N. R. Elle prévoit que la transcription des écoutes ne peut avoir pour effet d’être utilisée contre le client dans la procédure dont il est l’objet, en vertu des droits de la défense. Le client est donc protégé quel que soit le stade procédural du dossier. L’évolution donnée par la CEDH est l’abandon de la seconde condition de validation des écoutes téléphoniques, c’est-à-dire le fait que le client soit mis en examen, en garde à vue ou témoin assisté au moment des écoutes. En revanche, la première condition concernant la participation de l’avocat à une infraction reste inchangée.

 

Décideurs. Cet arrêt va-t-il changer le déroulé de l’affaire Sarkozy ?

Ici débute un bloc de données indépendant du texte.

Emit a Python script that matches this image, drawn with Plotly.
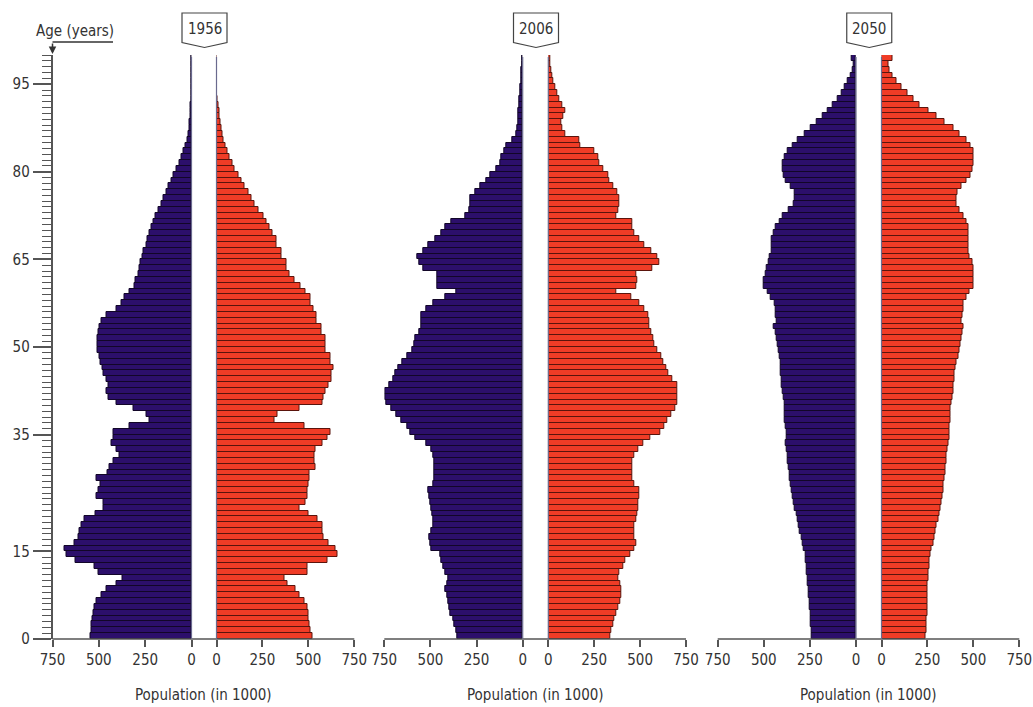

N. R. L’affaire concerne bien des écoutes téléphoniques incidentes, celles entre Nicolas Sarkozy, sous le nom d’emprunt Paul Bismuth, et son avocat Thierry Herzog, relevant du trafic d’influence dans le dossier de la Libye. Les informations livrées par ces écoutes téléphoniques concernent l’affaire Bettencourt, donc une autre affaire. Si la Cour de cassation avait à connaître de nouveau de cette question, elle devrait en théorie appliquer l'arrêt de la CEDH et décider que les écoutes ne peuvent pas être utilisées contre Nicolas Sarkozy, contrairement à ce qu’elle a décidé avant l’arrêt de la CEDH du 16 juin 2016. En fait, il est sans doute regrettable qu’une question aussi importante que celle du secret professionnel soit posée à travers des dossiers aussi médiatiques et politiques que Buffalo Grill et le financement de campagne de Nicolas Sarkozy, car on ne peut pas exclure que ces médiatisations nuisent à sa bonne appréciation.

 

Décideurs. A la suite à l'arrêt de la CEDH, votre confrère Jean-Pierre Versini a réagi de manière virulente. Il préfère ne plus être présent lors de la garde à vue. Et vous ?

N. R. Je pense que Jean-Pierre Versini attendait beaucoup de cet arrêt après dix ans de combat judiciaire. J’explique sa réflexion par l’amertume qu’il ressent quant à l'arrêt de la CEDH. La présence d’un avocat à tout moment du déroulement de la garde à vue est indispensable, c’est évident. Le code de procédure pénale interdit à toute personne de révéler ce qui se passe lors d’une garde à vue.

 

Décideurs. Justement, ce dossier pose la question de la subordination d’un avocat collaborateur à son patron. Où est l’équilibre ?

N. R. Un avocat, qu’il soit associé ou collaborateur, reste indépendant. Dans ce dossier, Jean-Pierre Versini-Campinchi avait demandé à l’Ordre de ne pas poursuivre sa jeune collaboratrice, Tania Crasnianski. Lors des écoutes téléphoniques, c’est bien elle qu’on entendait divulguer des éléments sur la garde à vue d’autres personnes du dossier. Elle ne pouvait donc pas échapper à l’examen de sa responsabilité. On ne sait pas si c’est Jean-Pierre Versini-Campinchi qui lui a ordonné de passer l’appel ou si elle a téléphoné de son propre fait et qu’il a voulu la couvrir. Cependant, je n’imagine pas qu’un avocat puisse obéir à n’importe quel commandement de son patron. L’essence même de ce métier c’est de savoir s’opposer. En tout cas, la décision ordinale de condamnation des deux avocats a été confirmée à tous les niveaux, car l’appel et le pourvoi ont été rejetés. La CEDH a également validé les écoutes.

 

Décideurs. Avec ce nouvel arrêt, quel avenir pour le secret professionnel ?

N. R. Nous devons poursuivre notre combat pour la protection du secret professionnel et faire confiance à la CEDH. D’autant plus que sa future jurisprudence peut s’inspirer du droit des autres États parties à cette convention. Aux Pays-Bas, les avocats communiquent leur numéro de portable professionnel et un logiciel arrête l’écoute dès que l’enregistrement porte sur cette ligne. L’évolution des droits français et européen peuvent aller dans ce sens. On peut aussi citer la position de la Cour pénale internationale qui est plus protectrice : l’audition de la bande d’écoute est confiée à un tiers de confiance, qui est un avocat désigné par le bâtonnier. Pour se battre, il faut y croire. Nous y croyons.